Written instruction = Without the pictures, write out all the lines below exactly as they appear.
================================
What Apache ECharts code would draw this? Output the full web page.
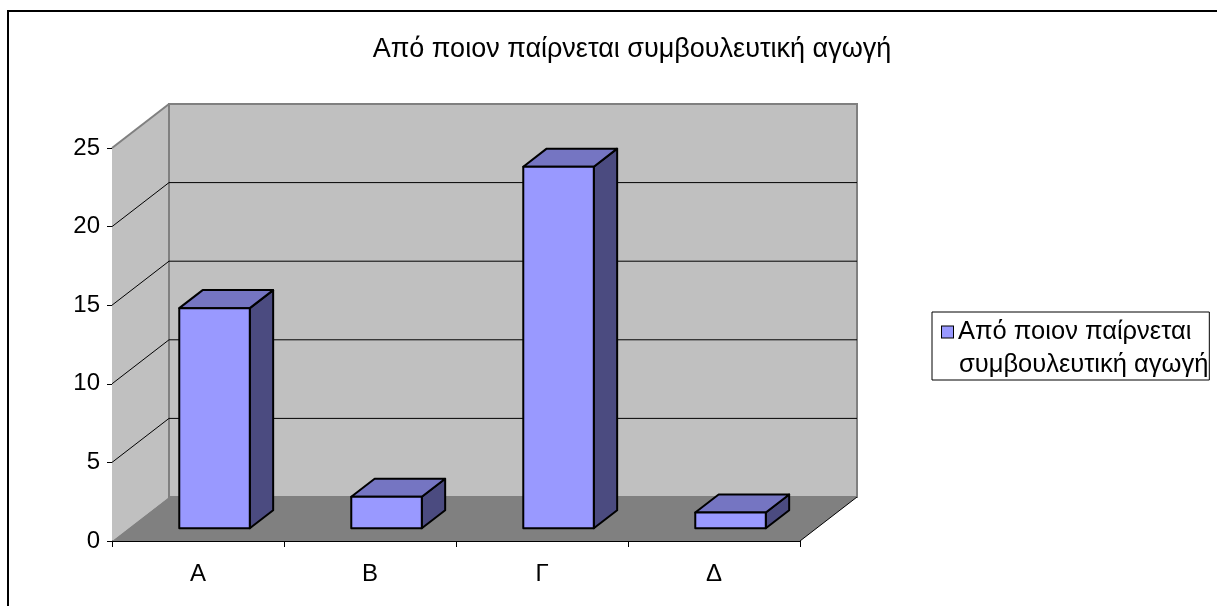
<!DOCTYPE html>
<html>
<head>
<meta charset="utf-8">
<script src="https://cdn.jsdelivr.net/npm/echarts@6/dist/echarts.min.js"></script>
<style>
html,body{margin:0;padding:0;background:#fff;}
#chart{width:1217px;height:606px;}
</style>
</head>
<body>
<div id="chart"></div>
<script>
// ---- data ----
var titleText = 'Από ποιον παίρνεται συμβουλευτική αγωγή';
var seriesName = 'Από ποιον παίρνεται συμβουλευτική αγωγή';
var legendLines = ['Από ποιον παίρνεται', 'συμβουλευτική αγωγή'];
var categories = ['Α', 'Β', 'Γ', 'Δ'];
var values = [14, 2, 23, 1];
var yTicks = [0, 5, 10, 15, 20, 25];

// ---- 3D look (pixel styling) ----
var DX = 57, DY = -44;          // depth offset of back wall
var F0 = 0.29, F1 = 0.70;       // bar depth fraction (front, back)
var BARW = 0.41;                // bar width as fraction of category band
var FONT = 'Liberation Sans, Arial, sans-serif';

var chart = echarts.init(document.getElementById('chart'), null, {renderer: 'canvas'});

function bgRender(params, api) {
  var cs = params.coordSys;
  var x0 = cs.x, x1 = cs.x + cs.width;
  var yb = api.coord([0, yTicks[0]])[1];
  var yt = api.coord([0, yTicks[yTicks.length - 1]])[1];
  var children = [];
  children.push({type: 'polygon', shape: {points: [[x0, yb], [x0 + DX, yb + DY], [x0 + DX, yt + DY], [x0, yt]]},
    style: {fill: '#C0C0C0', stroke: null}});
  children.push({type: 'rect', shape: {x: x0 + DX, y: yt + DY, width: x1 - x0, height: yb - yt},
    style: {fill: '#C0C0C0', stroke: '#808080', lineWidth: 2}});
  children.push({type: 'line', shape: {x1: x0, y1: yt, x2: x0 + DX, y2: yt + DY},
    style: {stroke: '#808080', lineWidth: 2}});
  children.push({type: 'polygon', shape: {points: [[x0, yb], [x1, yb], [x1 + DX, yb + DY], [x0 + DX, yb + DY]]},
    style: {fill: '#808080', stroke: null}});
  children.push({type: 'line', shape: {x1: x1, y1: yb, x2: x1 + DX, y2: yb + DY},
    style: {stroke: '#000', lineWidth: 1}});
  for (var k = 1; k < yTicks.length - 1; k++) {
    var y = api.coord([0, yTicks[k]])[1];
    children.push({type: 'line', shape: {x1: x0, y1: y, x2: x0 + DX, y2: y + DY}, style: {stroke: '#000', lineWidth: 1}});
    children.push({type: 'line', shape: {x1: x0 + DX, y1: y + DY, x2: x1 + DX, y2: y + DY}, style: {stroke: '#000', lineWidth: 1}});
  }
  return {type: 'group', children: children};
}

function barRender(params, api) {
  var i = api.value(0), v = api.value(1);
  var base = api.coord([i, 0]);
  var top = api.coord([i, v]);
  var bw = api.size([1, 0])[0] * BARW;
  var fx = DX * F0, fy = DY * F0;
  var bx = DX * (F1 - F0), by = DY * (F1 - F0);
  var L = base[0] - bw / 2 + fx, R = base[0] + bw / 2 + fx;
  var B = base[1] + fy, T = top[1] + fy;
  var edge = {stroke: '#000', lineWidth: 2, lineJoin: 'round'};
  return {type: 'group', children: [
    {type: 'polygon', shape: {points: [[R, T], [R, B], [R + bx, B + by], [R + bx, T + by]]},
      style: Object.assign({fill: '#4B4B80'}, edge)},
    {type: 'polygon', shape: {points: [[L, T], [R, T], [R + bx, T + by], [L + bx, T + by]]},
      style: Object.assign({fill: '#7575C2'}, edge)},
    {type: 'rect', shape: {x: L, y: T, width: R - L, height: B - T},
      style: Object.assign({fill: '#9999FF'}, edge)}
  ]};
}

var option = {
  backgroundColor: '#fff',
  animation: false,
  title: {
    text: titleText, left: 627, top: 31, textAlign: 'center',
    textStyle: {fontFamily: FONT, fontSize: 27, fontWeight: 'normal', color: '#000'}
  },
  legend: {
    data: [seriesName],
    left: 932, top: 312, orient: 'vertical',
    padding: [7, 1, 2, 5],
    borderColor: '#000', borderWidth: 1,
    itemWidth: 0, itemHeight: 0, itemGap: 0,
    icon: 'rect',
    formatter: function () {
      return '{sq|}{g|}{t|' + legendLines[0] + '}\n{ind|}{t|' + legendLines[1] + '}';
    },
    textStyle: {
      fontFamily: FONT, fontSize: 26, color: '#000',
      rich: {
        sq: {width: 11, height: 11, backgroundColor: '#9999FF', borderColor: '#000', borderWidth: 1},
        g: {width: 5},
        ind: {width: 17},
        t: {fontFamily: FONT, fontSize: 25.5, color: '#000', lineHeight: 33}
      }
    }
  },
  grid: {left: 112, right: 417, top: 148, bottom: 65},
  xAxis: {
    type: 'category', data: categories,
    axisLine: {lineStyle: {color: '#000', width: 1}},
    axisTick: {show: true, length: 6, lineStyle: {color: '#000'}},
    axisLabel: {fontFamily: FONT, fontSize: 24, color: '#000', margin: 21},
    splitLine: {show: false}
  },
  yAxis: {
    type: 'value', min: 0, max: 25, interval: 5,
    axisLine: {show: true, lineStyle: {color: '#000', width: 1}},
    axisTick: {show: true, length: 5, lineStyle: {color: '#000'}},
    axisLabel: {fontFamily: FONT, fontSize: 24, color: '#000', margin: 12},
    splitLine: {show: false}
  },
  graphic: [{
    type: 'rect', shape: {x: 8, y: 11, width: 1400, height: 800},
    style: {fill: null, stroke: '#000', lineWidth: 2}, silent: true, z: 100
  }],
  series: [
    {type: 'custom', name: '_bg', renderItem: bgRender, data: [[0, 0]], silent: true, z: 1, clip: false},
    {type: 'custom', name: seriesName, renderItem: barRender, z: 3, clip: false,
      itemStyle: {color: '#9999FF'},
      data: values.map(function (v, i) { return [i, v]; })}
  ]
};
chart.setOption(option);
</script>
</body>
</html>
================================
Exercise solution =
What Apache ECharts code would draw this? Output the full web page.
<!DOCTYPE html>
<html>
<head>
<meta charset="utf-8">
<script src="https://cdn.jsdelivr.net/npm/echarts@6/dist/echarts.min.js"></script>
<style>
html,body{margin:0;padding:0;background:#fff;}
#chart{width:1217px;height:606px;}
</style>
</head>
<body>
<div id="chart"></div>
<script>
// ---- data ----
var titleText = 'Από ποιον παίρνεται συμβουλευτική αγωγή';
var seriesName = 'Από ποιον παίρνεται συμβουλευτική αγωγή';
var legendLines = ['Από ποιον παίρνεται', 'συμβουλευτική αγωγή'];
var categories = ['Α', 'Β', 'Γ', 'Δ'];
var values = [14, 2, 23, 1];
var yTicks = [0, 5, 10, 15, 20, 25];

// ---- 3D look (pixel styling) ----
var DX = 57, DY = -44;          // depth offset of back wall
var F0 = 0.29, F1 = 0.70;       // bar depth fraction (front, back)
var BARW = 0.41;                // bar width as fraction of category band
var FONT = 'Liberation Sans, Arial, sans-serif';

var chart = echarts.init(document.getElementById('chart'), null, {renderer: 'canvas'});

function bgRender(params, api) {
  var cs = params.coordSys;
  var x0 = cs.x, x1 = cs.x + cs.width;
  var yb = api.coord([0, yTicks[0]])[1];
  var yt = api.coord([0, yTicks[yTicks.length - 1]])[1];
  var children = [];
  children.push({type: 'polygon', shape: {points: [[x0, yb], [x0 + DX, yb + DY], [x0 + DX, yt + DY], [x0, yt]]},
    style: {fill: '#C0C0C0', stroke: null}});
  children.push({type: 'rect', shape: {x: x0 + DX, y: yt + DY, width: x1 - x0, height: yb - yt},
    style: {fill: '#C0C0C0', stroke: '#808080', lineWidth: 2}});
  children.push({type: 'line', shape: {x1: x0, y1: yt, x2: x0 + DX, y2: yt + DY},
    style: {stroke: '#808080', lineWidth: 2}});
  children.push({type: 'polygon', shape: {points: [[x0, yb], [x1, yb], [x1 + DX, yb + DY], [x0 + DX, yb + DY]]},
    style: {fill: '#808080', stroke: null}});
  children.push({type: 'line', shape: {x1: x1, y1: yb, x2: x1 + DX, y2: yb + DY},
    style: {stroke: '#000', lineWidth: 1}});
  for (var k = 1; k < yTicks.length - 1; k++) {
    var y = api.coord([0, yTicks[k]])[1];
    children.push({type: 'line', shape: {x1: x0, y1: y, x2: x0 + DX, y2: y + DY}, style: {stroke: '#000', lineWidth: 1}});
    children.push({type: 'line', shape: {x1: x0 + DX, y1: y + DY, x2: x1 + DX, y2: y + DY}, style: {stroke: '#000', lineWidth: 1}});
  }
  return {type: 'group', children: children};
}

function barRender(params, api) {
  var i = api.value(0), v = api.value(1);
  var base = api.coord([i, 0]);
  var top = api.coord([i, v]);
  var bw = api.size([1, 0])[0] * BARW;
  var fx = DX * F0, fy = DY * F0;
  var bx = DX * (F1 - F0), by = DY * (F1 - F0);
  var L = base[0] - bw / 2 + fx, R = base[0] + bw / 2 + fx;
  var B = base[1] + fy, T = top[1] + fy;
  var edge = {stroke: '#000', lineWidth: 2, lineJoin: 'round'};
  return {type: 'group', children: [
    {type: 'polygon', shape: {points: [[R, T], [R, B], [R + bx, B + by], [R + bx, T + by]]},
      style: Object.assign({fill: '#4B4B80'}, edge)},
    {type: 'polygon', shape: {points: [[L, T], [R, T], [R + bx, T + by], [L + bx, T + by]]},
      style: Object.assign({fill: '#7575C2'}, edge)},
    {type: 'rect', shape: {x: L, y: T, width: R - L, height: B - T},
      style: Object.assign({fill: '#9999FF'}, edge)}
  ]};
}

var option = {
  backgroundColor: '#fff',
  animation: false,
  title: {
    text: titleText, left: 627, top: 31, textAlign: 'center',
    textStyle: {fontFamily: FONT, fontSize: 27, fontWeight: 'normal', color: '#000'}
  },
  legend: {
    data: [seriesName],
    left: 932, top: 312, orient: 'vertical',
    padding: [7, 1, 2, 5],
    borderColor: '#000', borderWidth: 1,
    itemWidth: 0, itemHeight: 0, itemGap: 0,
    icon: 'rect',
    formatter: function () {
      return '{sq|}{g|}{t|' + legendLines[0] + '}\n{ind|}{t|' + legendLines[1] + '}';
    },
    textStyle: {
      fontFamily: FONT, fontSize: 26, color: '#000',
      rich: {
        sq: {width: 11, height: 11, backgroundColor: '#9999FF', borderColor: '#000', borderWidth: 1},
        g: {width: 5},
        ind: {width: 17},
        t: {fontFamily: FONT, fontSize: 25.5, color: '#000', lineHeight: 33}
      }
    }
  },
  grid: {left: 112, right: 417, top: 148, bottom: 65},
  xAxis: {
    type: 'category', data: categories,
    axisLine: {lineStyle: {color: '#000', width: 1}},
    axisTick: {show: true, length: 6, lineStyle: {color: '#000'}},
    axisLabel: {fontFamily: FONT, fontSize: 24, color: '#000', margin: 21},
    splitLine: {show: false}
  },
  yAxis: {
    type: 'value', min: 0, max: 25, interval: 5,
    axisLine: {show: true, lineStyle: {color: '#000', width: 1}},
    axisTick: {show: true, length: 5, lineStyle: {color: '#000'}},
    axisLabel: {fontFamily: FONT, fontSize: 24, color: '#000', margin: 12},
    splitLine: {show: false}
  },
  graphic: [{
    type: 'rect', shape: {x: 8, y: 11, width: 1400, height: 800},
    style: {fill: null, stroke: '#000', lineWidth: 2}, silent: true, z: 100
  }],
  series: [
    {type: 'custom', name: '_bg', renderItem: bgRender, data: [[0, 0]], silent: true, z: 1, clip: false},
    {type: 'custom', name: seriesName, renderItem: barRender, z: 3, clip: false,
      itemStyle: {color: '#9999FF'},
      data: values.map(function (v, i) { return [i, v]; })}
  ]
};
chart.setOption(option);
</script>
</body>
</html>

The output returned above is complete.